Other reports, in The Washington Post and elsewhere, suggest that Iraqis are too stunned by the continuing violence, occupation and civil war to react to the specific story from Haditha. But I disagree. My hunch is that Iraqis will respond with bitter anger over the story of Haditha, and that it will kick the last remaining props out from under those Iraqi politicians who continue, however half-heartedly, to support the continued presence of the American occupation. I also find it remarkable that Iraq’s ambassador in Washington would speak so personally about a story that, as it unfolds, could devastate whatever remains of the moral case for the United States staying in Iraq.
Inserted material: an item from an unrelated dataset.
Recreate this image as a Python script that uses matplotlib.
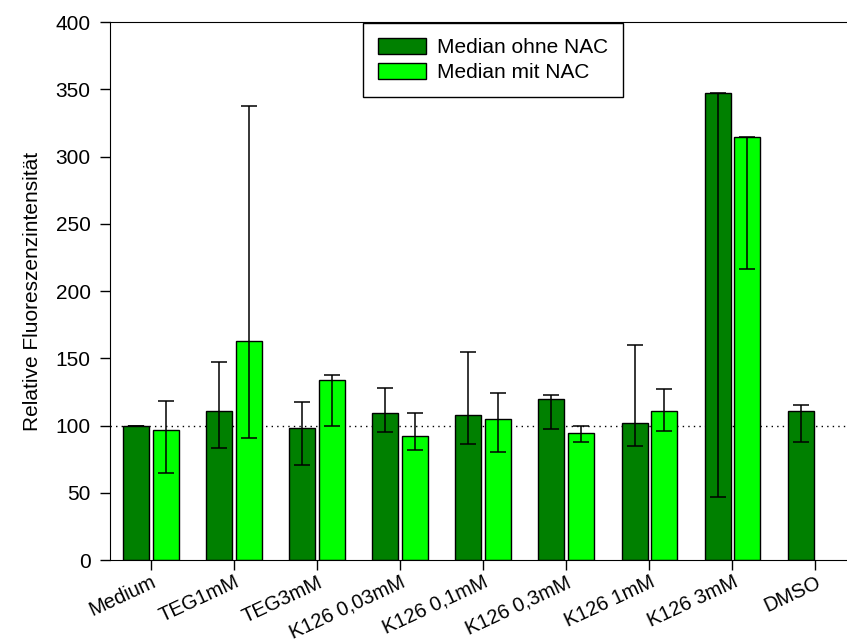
import matplotlib.pyplot as plt
import numpy as np

plt.rcParams['font.family'] = ['Liberation Sans', 'DejaVu Sans']

categories = ['Medium', 'TEG1mM', 'TEG3mM', 'K126 0,03mM', 'K126 0,1mM',
              'K126 0,3mM', 'K126 1mM', 'K126 3mM', 'DMSO']

# Median ohne NAC
ohne = [100, 111, 98, 109, 107.5, 120, 102, 347, 110.5]
ohne_lo = [100, 83, 71, 95.5, 86, 97.5, 85, 47, 88]
ohne_hi = [100, 147.5, 117.5, 128, 155, 123, 159.5, 347, 115]

# Median mit NAC (no DMSO value)
mit = [96.5, 162.5, 133.5, 92, 104.5, 94.5, 111, 314.5, np.nan]
mit_lo = [65, 91, 100, 82, 80, 87.5, 96, 216, np.nan]
mit_hi = [118.5, 337.5, 137.5, 109.5, 124.5, 99.5, 127.5, 314.5, np.nan]

x = np.arange(len(categories))
w = 0.313
off = 0.177

fig = plt.figure(figsize=(8.47, 6.42), dpi=100)
ax = fig.add_axes([0.130, 0.1277, 0.870, 0.838])

ax.bar(x - off, ohne, w, color='#008000', edgecolor='black', linewidth=1,
       label='Median ohne NAC', zorder=2)
ax.bar(x + off, mit, w, color='#00ff00', edgecolor='black', linewidth=1,
       label='Median mit NAC', zorder=2)

ohne = np.array(ohne)
mit = np.array(mit)
ax.errorbar(x - off, ohne, yerr=[ohne - np.array(ohne_lo), np.array(ohne_hi) - ohne],
            fmt='none', ecolor='black', elinewidth=1.1, capsize=5.8, capthick=1.1, zorder=3)
ax.errorbar(x + off, mit, yerr=[mit - np.array(mit_lo), np.array(mit_hi) - mit],
            fmt='none', ecolor='black', elinewidth=1.1, capsize=5.8, capthick=1.1, zorder=3)

ax.axhline(100, color='black', linestyle=(0, (1, 3)), linewidth=1, zorder=1)

ax.set_xlim(-0.49, 8.38)
ax.set_ylim(0, 400)
ax.set_yticks(np.arange(0, 401, 50))
ax.set_xticks(x)
ax.set_xticklabels(categories, rotation=25, ha='right', rotation_mode='anchor')
ax.tick_params(axis='both', direction='out', length=7, width=1, labelsize=15)
ax.tick_params(axis='y', pad=7)
ax.tick_params(axis='x', pad=2, labelsize=14.5)
ax.spines['right'].set_visible(False)
ax.set_ylabel('Relative Fluoreszenzintensität', fontsize=15, labelpad=10)

leg = ax.legend(loc='upper left', bbox_to_anchor=(0.343, 0.998), borderaxespad=0,
                fontsize=15, handlelength=2.3, handleheight=0.77, handletextpad=0.54,
                labelspacing=0.3, borderpad=0.72, fancybox=False, framealpha=1)
leg.get_frame().set_edgecolor('black')
leg.get_frame().set_linewidth(1)

plt.savefig('out.png', dpi=100)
I asked Ambassador Sumaidaie about how he learned of the atrocity, and whether the Iraqi government knew about it before the report in Time. “Yes, we did. I knew it myself soon afterward,” he said. Sumaidaie learned of the events in Haditha from friends and family, by telephone, but he refused to believe it. “It sounded incredible,” he added. “But frankly, without concrete evidence, I did not raise it.” Haditha, he said, is controlled by the Iraqi resistance, and in November there were effectively no Iraqi police, no army and no government in the town. “But,” he said, “I found it hard to believe that a group of highly trained Marines would go into peoples’ homes and shoot women and children.”
He believes it now. And his comments provide striking testimony about the utter invisibility of the government of Iraq in large parts of the country, where power is exercised by U.S. forces and by the paramilitary, sectarian armies and militias.
Permit, if you will, a devilish comparison. Saddam Hussein, at present, is on trial for his role in the alleged murder of dozens of residents of a small Iraqi city. In the wake of an attempted assassination of Saddam by members of the (now ruling) Dawa party of Iraq, Iraqi forces under Saddam’s command reportedly murdered men and young boys. In Haditha, in the wake of a roadside bomb that killed a Marine, other Marines—under the command of George W. Bush—reportedly murdered dozens, including children and babies. Perhaps, when the Saddam trial is over, Ramsey Clark will have a new client?